Advisers also need to convey the seriousness of taking on fiduciary responsibilities but not scare people away, according to John Ludwig, a partner in and the founder of LHD Retirement, in Indianapolis. “We explain that if you are a fiduciary, you have risk, and that risk is if you don’t act in the best interests of the plan and its participants,” he says. “What we try to convey is that if you don’t do something appropriate, you subject your personal wealth to risk [via a negative lawsuit outcome]. Then we explain that there is fiduciary insurance for the committee itself, to cover that.”

It is very easy to convey the seriousness just by discussing the amount of retirement plan litigation that exists these days, Lyday says. To keep committee members from getting too worried, he reassures them that the risk of losing a participant lawsuit can be minimized. “I explain, ‘Here’s how you can sleep at night: I’ll walk you through the fiduciary processes that we follow to help you do all of this.’ It’s the unknown that’s scary to people. The known is not that scary, once you show them a pathway to solve for these issues.”

Fiduciary Specifics

Asked for the bottom-line message he wants committees to understand about investment selection and monitoring duties, Kaczynski says, more than anything, ERISA is a process-driven statute. “All of the legal cases are framed around that issue of process, and the processes need to focus [on] acting with prudence, in the best interests of participants,” he says.

Kaczynski also explains to committee members that a plan sponsor needs to either be an investment expert or hire an outside investment expert. If the committee hires an adviser as the investment expert, he tells committee members, that is a fiduciary act in itself. Among other things, members need to understand before hiring someone whether that adviser will act as a 3(21) fiduciary investment adviser, who makes specific investment recommendations that the committee then decides whether to implement, or as a 3(38) fiduciary investment manager, who makes and implements investment decisions.

Recordkeeper selection and monitoring also fall under fiduciary responsibilities. Lyday explains in training sessions that committee members should understand what their specific plan and its participants need, then hire a recordkeeper accordingly. “We see many plans that have a ‘plan in a box,’ which may not be what that participant group needs. Often, the committee just followed the advice of its [former] plan adviser, without understanding what the participant base actually needs.” For instance, a recordkeeper whose value is closely tied to its online participant tools may have less value to a base of employees who work in the field than to one mainly using computers.
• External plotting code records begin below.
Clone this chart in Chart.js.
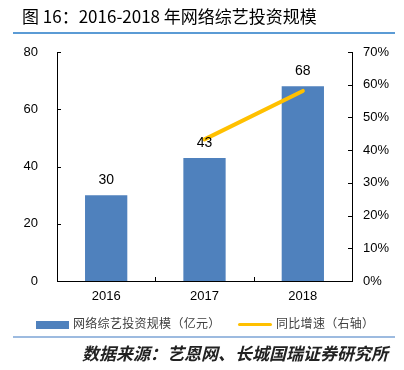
<!DOCTYPE html>
<html>
<head>
<meta charset="utf-8">
<script src="https://cdn.jsdelivr.net/npm/chart.js@4.4.1/dist/chart.umd.min.js"></script>
<style>
  body { margin: 0; background: #fff; }
  #wrap { position: relative; width: 404px; height: 370px; overflow: hidden; font-family: "Noto Sans CJK SC", sans-serif; }
  #c { position: absolute; left: 0; top: 0; }
  .title { position: absolute; left: 22px; top: 3px; font-size: 17px; color: #000; white-space: nowrap; }
  .rule1 { position: absolute; left: 13px; top: 32px; width: 382px; height: 2px; background: #5b9bd5; }
  .rule2 { position: absolute; left: 13px; top: 336px; width: 382px; height: 2px; background: #9dbbe0; }
  .legend { position: absolute; top: 314px; font-size: 12px; color: #404040; white-space: nowrap; letter-spacing: 0.3px; }
  .src { position: absolute; right: 16px; top: 340px; font-size: 17px; font-style: italic; font-weight: bold; color: #222; white-space: nowrap; }
</style>
</head>
<body>
<div id="wrap">
  <canvas id="c" width="404" height="370"></canvas>
  <div class="title">图 16：2016-2018 年网络综艺投资规模</div>
  <div class="rule1"></div>
  <div class="legend" style="left:36px;"><span style="display:inline-block;width:33px;height:8px;background:#4f81bd;vertical-align:middle;margin-right:4px;"></span>网络综艺投资规模（亿元）</div>
  <div class="legend" style="left:238px;"><span style="display:inline-block;width:34px;height:3px;background:#ffc000;vertical-align:middle;margin-right:4px;border-radius:2px;"></span>同比增速（右轴）</div>
  <div class="rule2"></div>
  <div class="src">数据来源：艺恩网、长城国瑞证券研究所</div>
</div>
<script>
var years = ["2016", "2017", "2018"];
var investment = [30, 43, 68];
var growth = [null, 43.3, 58.1];

var tickFont = { family: "Liberation Sans, Arial, sans-serif", size: 13 };

// inner tick marks and bar value labels
var decor = {
  id: "decor",
  afterDatasetsDraw: function (chart) {
    var ctx = chart.ctx;
    var area = chart.chartArea;
    var y = chart.scales.y, y1 = chart.scales.y1, x = chart.scales.x;
    ctx.save();
    ctx.strokeStyle = "#000";
    ctx.lineWidth = 1;
    ctx.beginPath();
    y.ticks.forEach(function (t) {
      var p = Math.round(y.getPixelForValue(t.value)) + 0.5;
      ctx.moveTo(area.left, p); ctx.lineTo(area.left + 4, p);
    });
    y1.ticks.forEach(function (t) {
      var p = Math.round(y1.getPixelForValue(t.value)) + 0.5;
      ctx.moveTo(area.right, p); ctx.lineTo(area.right - 4, p);
    });
    for (var i = 1; i < years.length; i++) {
      var px = Math.round((x.getPixelForValue(i - 1) + x.getPixelForValue(i)) / 2) + 0.5;
      ctx.moveTo(px, area.bottom); ctx.lineTo(px, area.bottom - 4);
    }
    ctx.stroke();

    var meta = chart.getDatasetMeta(1);
    ctx.fillStyle = "#000";
    ctx.font = "14px Liberation Sans, Arial, sans-serif";
    ctx.textAlign = "center";
    ctx.textBaseline = "bottom";
    meta.data.forEach(function (bar, i) {
      ctx.fillText(String(investment[i]), bar.x, bar.y - 8);
    });
    ctx.restore();
  }
};

new Chart(document.getElementById("c"), {
  data: {
    labels: years,
    datasets: [
      {
        type: "line",
        data: growth,
        yAxisID: "y1",
        borderColor: "#ffc000",
        borderWidth: 4,
        borderCapStyle: "round",
        pointRadius: 0,
        order: 0
      },
      {
        type: "bar",
        data: investment,
        yAxisID: "y",
        backgroundColor: "#4f81bd",
        categoryPercentage: 0.86,
        barPercentage: 0.5,
        order: 1
      }
    ]
  },
  options: {
    responsive: false,
    animation: false,
    layout: { padding: { top: 52, left: 0, right: 0, bottom: 0 } },
    plugins: { legend: { display: false }, tooltip: { enabled: false } },
    scales: {
      x: {
        grid: { display: false, drawTicks: false },
        border: { color: "#000", width: 1 },
        ticks: { color: "#000", font: tickFont, padding: 8 },
        afterFit: function (s) { s.height = 89; }
      },
      y: {
        position: "left",
        min: 0, max: 80,
        ticks: { stepSize: 20, color: "#000", font: tickFont, padding: 19 },
        grid: { display: false, drawTicks: false },
        border: { color: "#000", width: 1 },
        afterFit: function (s) { s.width = 57; }
      },
      y1: {
        position: "right",
        min: 0, max: 70,
        ticks: { stepSize: 10, color: "#000", font: tickFont, padding: 11,
                 callback: function (v) { return v + "%"; } },
        grid: { display: false, drawTicks: false },
        border: { color: "#000", width: 1 },
        afterFit: function (s) { s.width = 52; }
      }
    }
  },
  plugins: [decor]
});
</script>
</body>
</html>
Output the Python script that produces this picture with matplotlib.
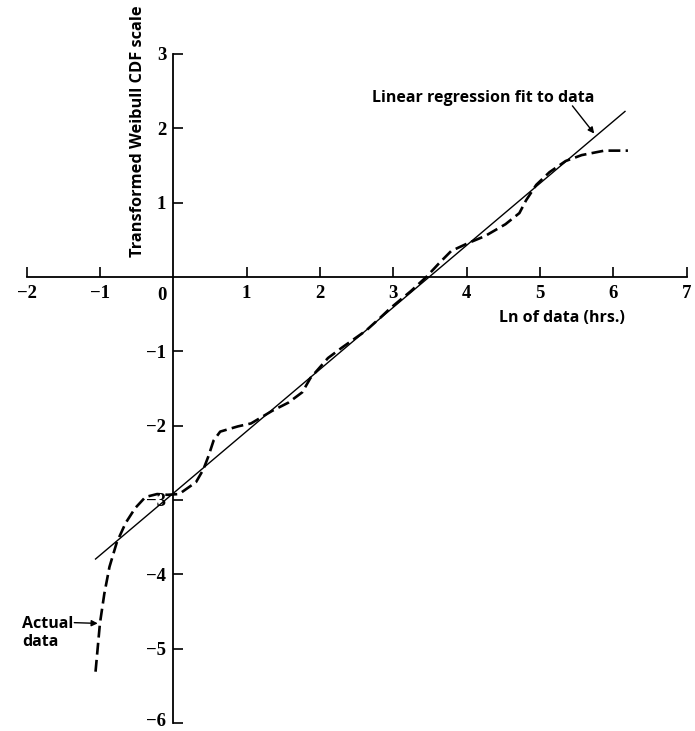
import numpy as np
import matplotlib
matplotlib.use('Agg')
import matplotlib.pyplot as plt
import matplotlib.transforms as mtransforms

# ln(hours) against the transformed Weibull CDF value
ln_hours = [-1.06, -1.0, -0.94, -0.87, -0.77, -0.65, -0.52, -0.38, -0.22, -0.08,
            0.08, 0.31, 0.41, 0.48, 0.55, 0.64, 0.88, 1.06, 1.35, 1.57,
            1.76, 1.87, 2.11, 2.3, 2.63, 2.82, 2.96, 3.24, 3.45, 3.62,
            3.79, 4.03, 4.25, 4.53, 4.72, 4.81, 4.95, 5.13, 5.35, 5.57,
            5.88, 6.2]
weibull_y = [-5.31, -4.66, -4.26, -3.9, -3.57, -3.31, -3.11, -2.96, -2.92, -2.93,
             -2.92, -2.76, -2.59, -2.41, -2.2, -2.08, -2.01, -1.97, -1.8, -1.69,
             -1.55, -1.36, -1.09, -0.95, -0.72, -0.55, -0.42, -0.19, 0.0, 0.18,
             0.35, 0.46, 0.55, 0.71, 0.86, 1.03, 1.24, 1.41, 1.56, 1.64,
             1.7, 1.7]

# regression line
fit_slope = 0.834
fit_intercept = -2.91
fit_range = [-1.06, 6.16]

x_ticks = [-2, -1, 1, 2, 3, 4, 5, 6, 7]
y_ticks = [-6, -5, -4, -3, -2, -1, 1, 2, 3]

num_font = dict(family='Liberation Serif', weight='bold', size=13.5)
lab_font = dict(family=['Open Sans', 'DejaVu Sans'], weight='bold')

fig = plt.figure(figsize=(6.95, 7.31), dpi=100)
ax = fig.add_axes([26.6/695, 8/731, 660/695, 669/731])

fx = np.array(fit_range)
ax.plot(fx, fit_slope*fx + fit_intercept, color='black', lw=1.0)
line, = ax.plot(ln_hours, weibull_y, color='black', lw=1.9)
line.set_dashes([4.5, 2])

ax.set_xlim(-2, 7)
ax.set_ylim(-6, 3)
ax.spines['left'].set_position(('data', 0))
ax.spines['bottom'].set_position(('data', 0))
ax.spines['top'].set_visible(False)
ax.spines['right'].set_visible(False)
for s in ['left', 'bottom']:
    ax.spines[s].set_linewidth(1.3)

ax.set_xticks(x_ticks)
ax.set_xticklabels([str(t).replace('-', '\u2212') for t in x_ticks], **num_font)
ax.set_yticks(y_ticks)
ax.set_yticklabels([str(t).replace('-', '\u2212') for t in y_ticks], **num_font)
ax.tick_params(direction='in', length=7, width=1.2, pad=5)
ax.tick_params(axis='x', pad=6)

# keep the bottom label inside the canvas
lowest = ax.get_yticklabels()[0]
lowest.set_transform(lowest.get_transform() +
                     mtransforms.ScaledTranslation(0, 3/100, fig.dpi_scale_trans))

# origin label sits left of the vertical axis
ax.text(-0.15, -0.13, '0', ha='center', va='top', **num_font)

ax.text(-0.48, 1.96, 'Transformed Weibull CDF scale', rotation=90,
        ha='center', va='center', fontsize=11.8, clip_on=False, **lab_font)
ax.text(5.3, -0.55, 'Ln of data (hrs.)', ha='center', va='center',
        fontsize=11.5, **lab_font)

ax.annotate('Linear regression fit to data', xy=(5.74, 1.93), xytext=(4.23, 2.41),
            ha='center', va='center', fontsize=11.5, **lab_font,
            arrowprops=dict(arrowstyle='-|>', color='black', lw=1.0,
                            shrinkA=0, shrinkB=0, mutation_scale=9,
                            patchA=None, relpos=(0.9, 0.0)))
ax.text(-2.06, -4.79, 'Actual\ndata', ha='left', va='center', fontsize=11.5,
        linespacing=1.1, clip_on=False, **lab_font)
ax.annotate('', xy=(-1.03, -4.66), xytext=(-1.35, -4.65),
            arrowprops=dict(arrowstyle='-|>', color='black', lw=1.0,
                            shrinkA=0, shrinkB=0, mutation_scale=9))

fig.savefig('out.png', dpi=100)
During LHD Retirement’s training sessions, Ludwig says, his firm’s representatives discuss how, once a recordkeeper has been chosen, it is important to benchmark that provider’s fees and services on an ongoing basis. “We are looking at fees annually, and every three to four years we do broader benchmarking with [a request for proposals] to look at the services the plan and participants are getting for the fee,” Ludwig says. “The services that recordkeepers offer change over time, and so do the employers. You have to [consider] what services will drive efficiencies and increase overall satisfaction with the plan now.”

Ensuring the reasonableness of a plan’s investment and administrative fees also falls under fiduciary duties. It can be hard for committee members to grasp that ERISA does not require them to find the lowest fees, Ludwig says; rather, they need to look for the best value for that plan’s participant base for a reasonable fee. “That is the hardest part for committees to understand, because we’ve been on a 10-year run of ‘the lowest cost wins,’” he says. “What they have to do is look at what [recordkeeper] services are going to help those participants: In the end, the value of the services to their plan’s participants is more important than getting a fee that is 2 basis points lower than at another recordkeeper.”

“All of the legal cases are framed around that issue of process, and the processes need to be focused [on] acting with prudence, in the best interests of participants.”

Ongoing Training

Lyday and his team do not label it overtly as “fiduciary education,” but at every quarterly meeting, they give each committee a concise legislative and regulatory update. Pensionmark also has an extensive online learning system that provides more information on topics for plan sponsors, often in the form of a brief, usually five- to seven-minute, video and a longer article for those who want more in-depth details. “These sponsors are real people who are also participants in the plan, and they don’t all like to learn in the same way, just like participants in general,” he says.

At every committee meeting, DBR & Co. representatives typically brief the committee on one or two recent legislative, regulatory or legal developments that affect retirement plans. Additionally, some other topics DBR covers at the meetings, such as the annual review of a plan’s investment policy statement, offer a chance to revisit the highlights of how the statement connects to fiduciary duties. “When we do the IPS review, for example, it gives us the opportunity to remind the committee why we even have it,” he says. “We remind them that a plan is not required to have an investment policy statement, but if you have one, you’re required to follow it.”